COSTA MESA, Calif. -- The latest kicker to walk through the turnstile for the Los Angeles Chargers is Nick Rose, whom the team claimed off waivers after he was released by the Washington Redskins over the weekend.
“He has a strong leg and he has some talent,” Chargers coach Anthony Lynn said about Rose. “We’re going to kick him [Thursday] and see how he does in practice under some different situations. But he looked good [Wednesday].”
One of the reasons Lynn and the Chargers made the move to bring in Rose is the team is looking for a long-term answer at the position for stability. And Rose is the latest kicker to get an opportunity to be groomed for that role.
“Definitely the best-case scenario would be staying here a long time,” Rose said. “That would be great.”
Rose replaces Travis Coons, who was waived after just three games.
However, the Chargers waived Koo and signed veteran Nick Novak for a little more stability in Week 5. Novak, however, eventually was sidelined by a back injury and the Chargers signed Travis Coons in Week 13.
Rose played in eight games for Washington as the team’s regular kicker while Dustin Hopkins rehabbed from a hip issue. Once Hopkins was healthy, the Redskins decided to put him back in the lineup, making Rose expendable.
A product of the University of Texas, Rose entered the NFL as an undrafted rookie free agent signed by the Atlanta Falcons in May 2016, but he was released during training camp.
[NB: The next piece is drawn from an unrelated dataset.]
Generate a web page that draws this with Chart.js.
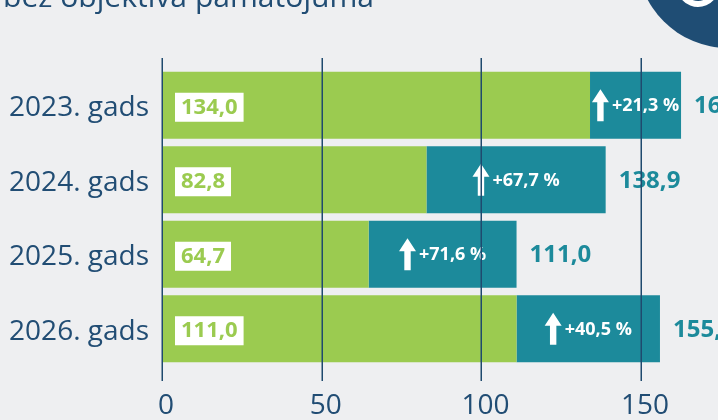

Rose then signed a futures deal with the San Francisco 49ers in January 2017, but again was released during final roster cuts in September.
Rose signed with Washington in Week 7 and played in eight games for the Redskins. He made 10 of 11 field goals, including a long of 55 yards. Rose also has a strong leg, with 24 of his 38 kickoffs (63.2 percent) finishing in touchbacks, No. 17 in the NFL.
“I’m just trying to be a well-rounded guy,” Rose said when asked what his strengths were as a kicker. “Everybody has strengths and weaknesses, but I think it comes down to how well you can do on your bad days, and that you can still do everything pretty well.”